Islamophobia needs to stop

I have yet to stop learning while being in college. I guess they’re telling the truth when they say college is full of continuous, enlightening information that keeps coming despite the lack of sleep and constant mental breakdowns that learning entails.

However, I’m sick of being taught that Muslims are murderers.

I was too young to remember exactly what followed after 9/11, and although I’ve grown up in a post-9/11 world where the idea that airport security means madness and deportation is actually taken seriously, I was too young to understand the politicians and I was too naive to comprehend messages from the media.

I’m old enough now though, and if this post-9/11 world has taught me anything, it has taught me to hate. Or its tried to anyway.

Politicians (this term should be used loosely in this case) such as Donald Trump have instilled fear into our country. We have been taught to fear anyone different, anyone foreign, anyone who has a darker skin tone than us. And above all else, we have been taught to fear Muslims.

Even worse, we have been taught to hate them.

Nobody wants to talk about the two white male shooters who shot 12 students and one teacher in 1999 at Columbine High School. Or the 23-year-old from South Korea who killed 32 people. You never hear people talk about Adam Lanza, another white male who slaughtered 30 children and six adults at Sandy Hook Elementary.

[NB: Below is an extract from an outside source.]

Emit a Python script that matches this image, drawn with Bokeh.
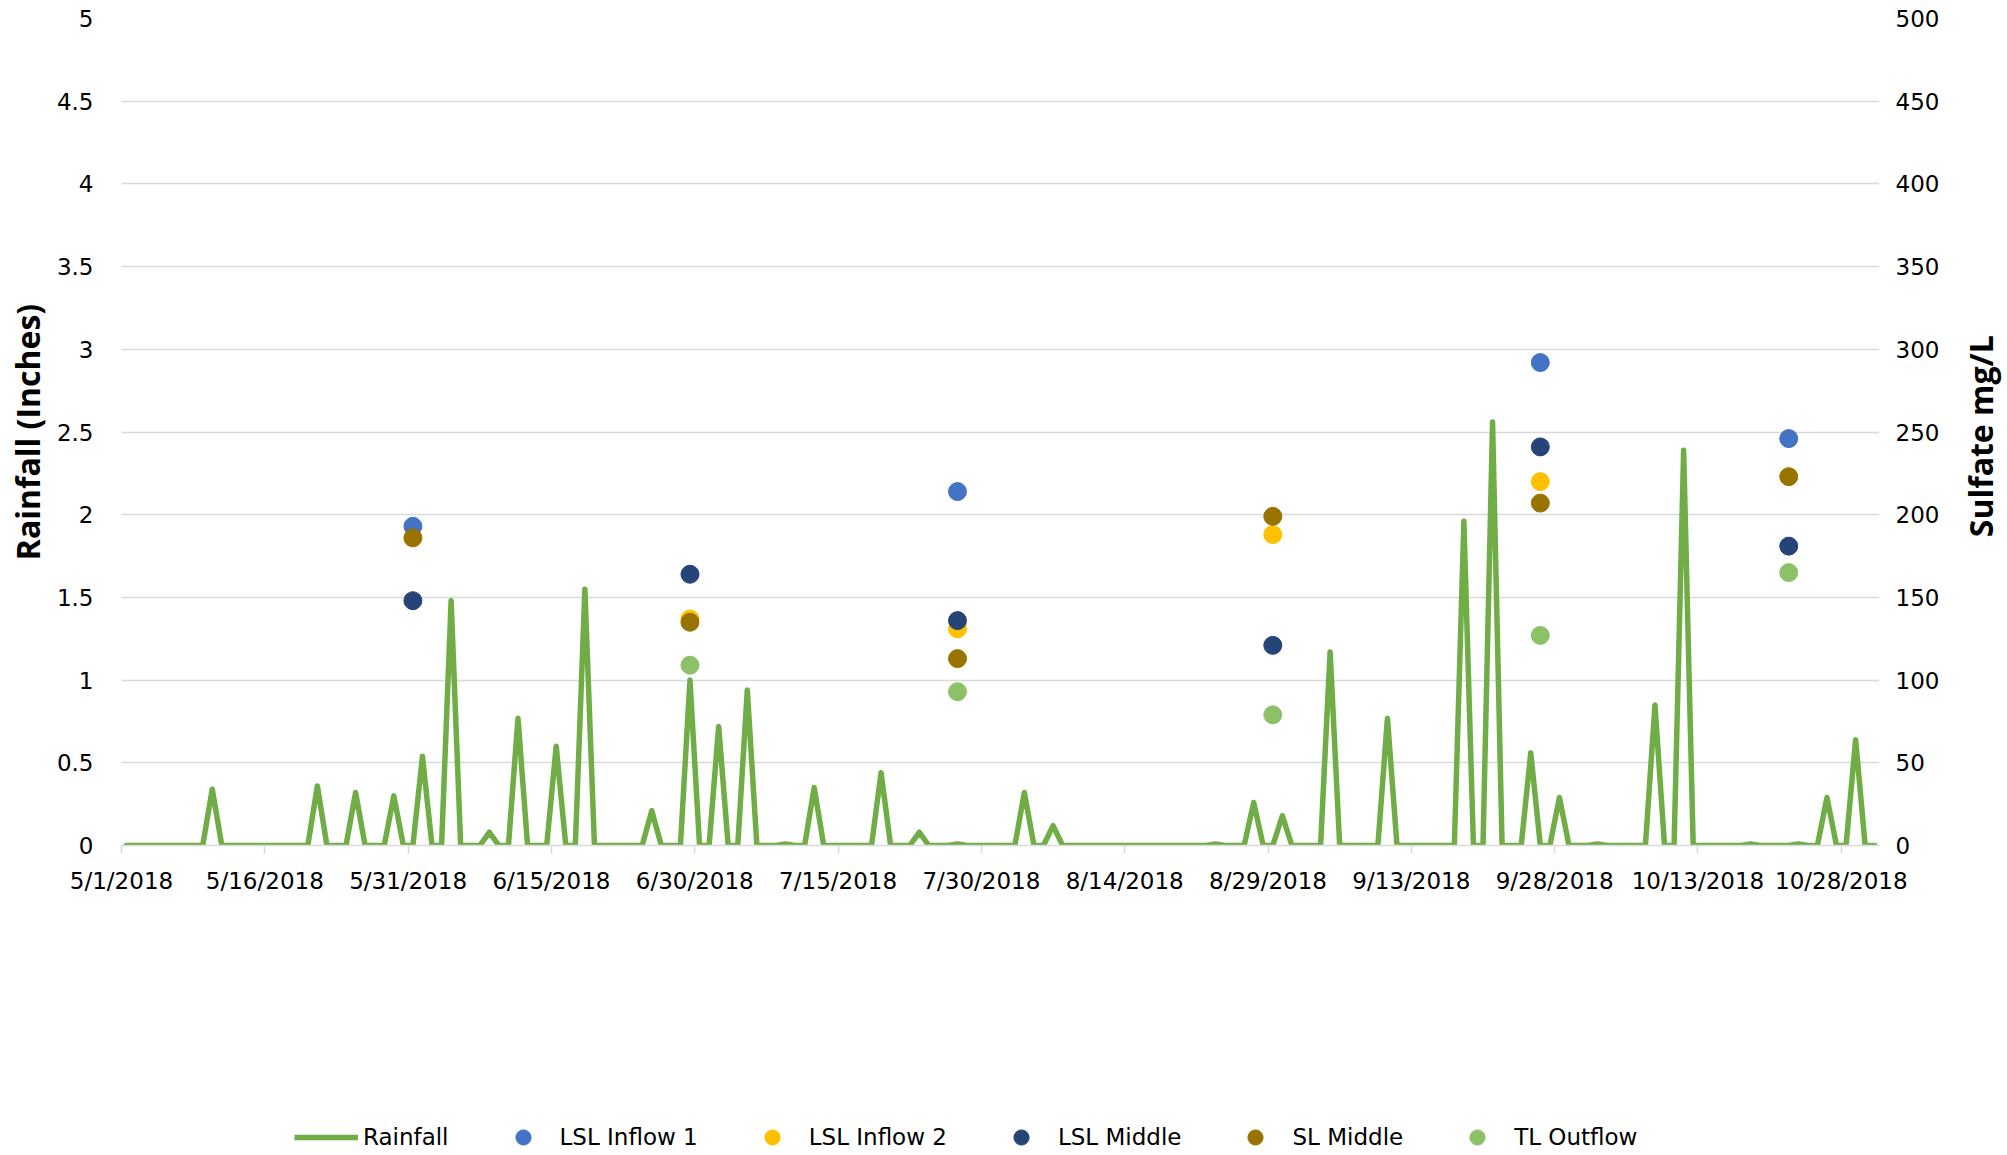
import math
from datetime import datetime

import pandas as pd
from bokeh.plotting import figure
from bokeh.layouts import column, row
from bokeh.models import (Range1d, LinearAxis, FixedTicker, DatetimeTickFormatter,
                          NumeralTickFormatter, Legend, LegendItem, Label, ColumnDataSource)
from bokeh.embed import file_html
from bokeh.resources import INLINE

# Daily rainfall (inches), one value per day from 5/1/2018 to 10/31/2018
rain_start = "2018-05-01"
rain_may = [0, 0, 0, 0, 0, 0, 0, 0, 0, 0.34,
            0, 0, 0, 0, 0, 0, 0, 0, 0, 0,
            0.36, 0, 0, 0, 0.32, 0, 0, 0, 0.30, 0,
            0]
rain_jun = [0.54, 0, 0, 1.48, 0, 0, 0, 0.08, 0, 0,
            0.77, 0, 0, 0, 0.60, 0, 0, 1.55, 0, 0,
            0, 0, 0, 0, 0.21, 0, 0, 0, 1.00, 0]
rain_jul = [0, 0.72, 0, 0, 0.94, 0, 0, 0, 0.01, 0,
            0, 0.35, 0, 0, 0, 0, 0, 0, 0.44, 0,
            0, 0, 0.08, 0, 0, 0, 0.01, 0, 0, 0,
            0]
rain_aug = [0, 0, 0.32, 0, 0, 0.12, 0, 0, 0, 0,
            0, 0, 0, 0, 0, 0, 0, 0, 0, 0,
            0, 0, 0.01, 0, 0, 0, 0.26, 0, 0, 0.18,
            0]
rain_sep = [0, 0, 0, 1.17, 0, 0, 0, 0, 0, 0.77,
            0, 0, 0, 0, 0, 0, 0, 1.96, 0, 0,
            2.56, 0, 0, 0, 0.56, 0, 0, 0.29, 0, 0]
rain_oct = [0, 0.01, 0, 0, 0, 0, 0, 0.85, 0, 0,
            2.39, 0, 0, 0, 0, 0, 0, 0.01, 0, 0,
            0, 0, 0.01, 0, 0, 0.29, 0, 0, 0.64, 0,
            0]

# Sulfate samples (mg/L)
lsl_inflow1_dates = ["2018-05-31", "2018-07-27", "2018-09-26", "2018-10-22"]
lsl_inflow1 = [193, 214, 292, 246]
lsl_inflow2_dates = ["2018-06-29", "2018-07-27", "2018-08-29", "2018-09-26"]
lsl_inflow2 = [137, 131, 188, 220]
lsl_middle_dates = ["2018-05-31", "2018-06-29", "2018-07-27", "2018-08-29", "2018-09-26", "2018-10-22"]
lsl_middle = [148, 164, 136, 121, 241, 181]
sl_middle_dates = ["2018-05-31", "2018-06-29", "2018-07-27", "2018-08-29", "2018-09-26", "2018-10-22"]
sl_middle = [186, 135, 113, 199, 207, 223]
tl_outflow_dates = ["2018-06-29", "2018-07-27", "2018-08-29", "2018-09-26", "2018-10-22"]
tl_outflow = [109, 93, 79, 127, 165]

# Axis ticks
x_tick_dates = ["2018-05-01", "2018-05-16", "2018-05-31", "2018-06-15", "2018-06-30",
                "2018-07-15", "2018-07-30", "2018-08-14", "2018-08-29", "2018-09-13",
                "2018-09-28", "2018-10-13", "2018-10-28"]
rain_ticks = [0, 0.5, 1, 1.5, 2, 2.5, 3, 3.5, 4, 4.5, 5]
sulfate_ticks = [0, 50, 100, 150, 200, 250, 300, 350, 400, 450, 500]

TICK_FONT = "DejaVu Sans"
TICK_SIZE = "23px"
TITLE_FONT = "Open Sans"
TITLE_SIZE = "32px"
GRID = "#d9d9d9"
RAIN_COLOR = "#70ad47"
RAIN_WIDTH = 5.5
DOT_SIZE = 18

# page geometry: chart + right title strip on top, legend strip underneath
CHART_W, TITLE_W = 1950, 57
CHART_H, LEGEND_H = 1100, 55
BORDER_L, BORDER_R, BORDER_T, BORDER_B = 121, 71, 18, 255

half_day = pd.Timedelta(hours=12)


def day_centres(dates):
    # each daily value sits in the middle of its day slot
    return pd.to_datetime(dates) + half_day


def blank_strip(width, height):
    f = figure(width=width, height=height, x_range=Range1d(0, 1), y_range=Range1d(0, 1),
               output_backend="svg", toolbar_location=None,
               x_axis_location=None, y_axis_location=None,
               min_border_left=0, min_border_right=0, min_border_top=0, min_border_bottom=0)
    f.outline_line_color = None
    f.grid.visible = False
    f.background_fill_color = "white"
    f.border_fill_color = "white"
    return f


rain = rain_may + rain_jun + rain_jul + rain_aug + rain_sep + rain_oct
rain_x = pd.date_range(rain_start, periods=len(rain), freq="D") + half_day

p = figure(width=CHART_W, height=CHART_H, x_axis_type="datetime",
           x_range=Range1d(datetime(2018, 5, 1), datetime(2018, 11, 1)),
           y_range=Range1d(0, 5),
           output_backend="svg", toolbar_location=None,
           min_border_left=BORDER_L, min_border_right=BORDER_R,
           min_border_top=BORDER_T, min_border_bottom=BORDER_B)
p.outline_line_color = None
p.background_fill_color = "white"
p.border_fill_color = "white"
p.extra_y_ranges = {"sulfate": Range1d(0, 500)}

# grid
p.xgrid.visible = False
p.ygrid.ticker = FixedTicker(ticks=rain_ticks)
p.ygrid.grid_line_color = GRID
p.ygrid.grid_line_width = 1.5

# bottom date axis
x_ticks_ms = [int(t.value // 10**6) for t in pd.to_datetime(x_tick_dates)]
xaxis = p.xaxis[0]
xaxis.ticker = FixedTicker(ticks=x_ticks_ms)
fmt = "%-m/%-d/%Y"
xaxis.formatter = DatetimeTickFormatter(days=fmt, months=fmt, years=fmt, hours=fmt,
                                        minutes=fmt, seconds=fmt, milliseconds=fmt,
                                        microseconds=fmt, hourmin=fmt, minsec=fmt)
xaxis.axis_line_color = GRID
xaxis.axis_line_width = 1.5
xaxis.major_tick_line_color = GRID
xaxis.major_tick_line_width = 1.5
xaxis.major_tick_in = 0
xaxis.major_tick_out = 8
xaxis.minor_tick_line_color = None
xaxis.major_label_standoff = 14
xaxis.major_label_text_font = TICK_FONT
xaxis.major_label_text_font_size = TICK_SIZE
xaxis.major_label_text_color = "black"

# left rainfall axis
yaxis = p.yaxis[0]
yaxis.ticker = FixedTicker(ticks=rain_ticks)
yaxis.formatter = NumeralTickFormatter(format="0.[0]")
yaxis.axis_line_color = None
yaxis.major_tick_line_color = None
yaxis.minor_tick_line_color = None
yaxis.major_tick_out = 0
yaxis.major_label_standoff = 28
yaxis.major_label_text_font = TICK_FONT
yaxis.major_label_text_font_size = TICK_SIZE
yaxis.major_label_text_color = "black"
yaxis.axis_label = "Rainfall (Inches)"
yaxis.axis_label_text_font = TITLE_FONT
yaxis.axis_label_text_font_style = "bold"
yaxis.axis_label_text_font_size = TITLE_SIZE
yaxis.axis_label_text_color = "black"
yaxis.axis_label_standoff = 5

# right sulfate axis
raxis = LinearAxis(y_range_name="sulfate", ticker=FixedTicker(ticks=sulfate_ticks))
raxis.axis_line_color = None
raxis.major_tick_line_color = None
raxis.minor_tick_line_color = None
raxis.major_tick_out = 0
raxis.major_label_standoff = 16
raxis.major_label_text_font = TICK_FONT
raxis.major_label_text_font_size = TICK_SIZE
raxis.major_label_text_color = "black"
p.add_layout(raxis, "right")

# rainfall line
rain_src = ColumnDataSource(dict(x=rain_x, y=rain))
p.line("x", "y", source=rain_src, line_color=RAIN_COLOR, line_width=RAIN_WIDTH,
       line_join="round", line_cap="round")

# sulfate samples
series = [
    ("LSL Inflow 1", lsl_inflow1_dates, lsl_inflow1, "#4472c4"),
    ("LSL Inflow 2", lsl_inflow2_dates, lsl_inflow2, "#ffc000"),
    ("LSL Middle", lsl_middle_dates, lsl_middle, "#264478"),
    ("SL Middle", sl_middle_dates, sl_middle, "#997300"),
    ("TL Outflow", tl_outflow_dates, tl_outflow, "#8cc168"),
]
sample_sources = []
for name, dates, vals, color in series:
    src = ColumnDataSource(dict(x=day_centres(dates), y=vals))
    sample_sources.append(src)
    p.scatter("x", "y", source=src, y_range_name="sulfate", size=DOT_SIZE,
              fill_color=color, line_color=color, marker="circle")

# right-hand axis title, reading bottom to top; this strip's plot area lines up
# with the chart's, so its vertical middle is the middle of the chart area
title_strip = blank_strip(TITLE_W, CHART_H)
frame_h = CHART_H - BORDER_T - BORDER_B
title_strip.add_layout(Label(x=TITLE_W - 27, y=frame_h / 2, x_units="screen", y_units="screen",
                             text="Sulfate  mg/L", angle=math.pi / 2,
                             text_align="center", text_baseline="middle",
                             text_font=TITLE_FONT, text_font_style="bold",
                             text_font_size=TITLE_SIZE, text_color="black"))

# legend strip: hidden copies of each series provide the legend swatches
legend_strip = blank_strip(CHART_W + TITLE_W, LEGEND_H)
legend_strip.x_range = Range1d(datetime(2018, 5, 1), datetime(2018, 11, 1))
legend_strip.extra_y_ranges = {"sulfate": Range1d(0, 500)}
leg_rain = legend_strip.line("x", "y", source=rain_src, line_color=RAIN_COLOR,
                             line_width=RAIN_WIDTH, visible=False)
items = [LegendItem(label="Rainfall", renderers=[leg_rain])]
for (name, dates, vals, color), src in zip(series, sample_sources):
    r = legend_strip.scatter("x", "y", source=src, y_range_name="sulfate", size=DOT_SIZE,
                             fill_color=color, line_color=color, marker="circle",
                             visible=False)
    items.append(LegendItem(label=name, renderers=[r]))

legend = Legend(items=items, orientation="horizontal", location=(294, -1),
                glyph_width=64, glyph_height=38, label_standoff=5, spacing=42,
                padding=0, margin=0, border_line_color=None,
                background_fill_alpha=0, inactive_fill_alpha=0,
                label_text_font=TICK_FONT, label_text_font_size=TICK_SIZE,
                label_text_color="black")
legend_strip.add_layout(legend)

layout = column(row(p, title_strip, spacing=0), legend_strip, spacing=0)
open("out.html", "w").write(file_html(layout, INLINE))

Nobody even specifically targets the white man responsible for the Aurora theater shooting that injured 70 and killed 12. The Charleston church shooter, who was responsible for the deaths of 12 people and is suspected to be a white supremacist, hasn’t been spoken of after the attacks, either.

I find it strange that these men who were all responsible for murder haven’t caused problems for their entire race. After these massacres, we hated the shooter. We hated the person. We hated the individual.

We didn’t hate all white people. We didn’t blame their entire race or religion.

Somehow, after the Orlando shooting at Pulse Nightclub left 49 dead, we have begun to blame all Muslims for the actions of one man. It’s like we have been convinced that all Muslims are murderers. And now, we have been taught to fear them. We have been taught not to trust them.

In turn, we’ve been influenced to hurt them. Maybe not physically and maybe not visibly, but our actions, our opinions and our discrimination is going to hurt the group being punished because of the actions of one man.

We need to realize before our stereotypes begin changing our perceptions: Muslims are not murderers. They are not trained to kill, they are not taught to hate and their religion does not preach violence.

Humans are murderers. That means that we cannot treat Muslims differently because of who we think they will be and what we think they will do. We cannot condemn everyone.

I have little faith that things will change or return back to the “good ol’ days” before the terrorist attacks in 2001. I doubt that politicians will stop leading their people using fear tactics. And I have little hope that bigotry and discrimination will come to an end.

We must learn to accept, we must learn to understand and we must learn not to blame. Pointing fingers will get us nowhere.

So no, Muslims are no more destined to be murderers than the rest of us.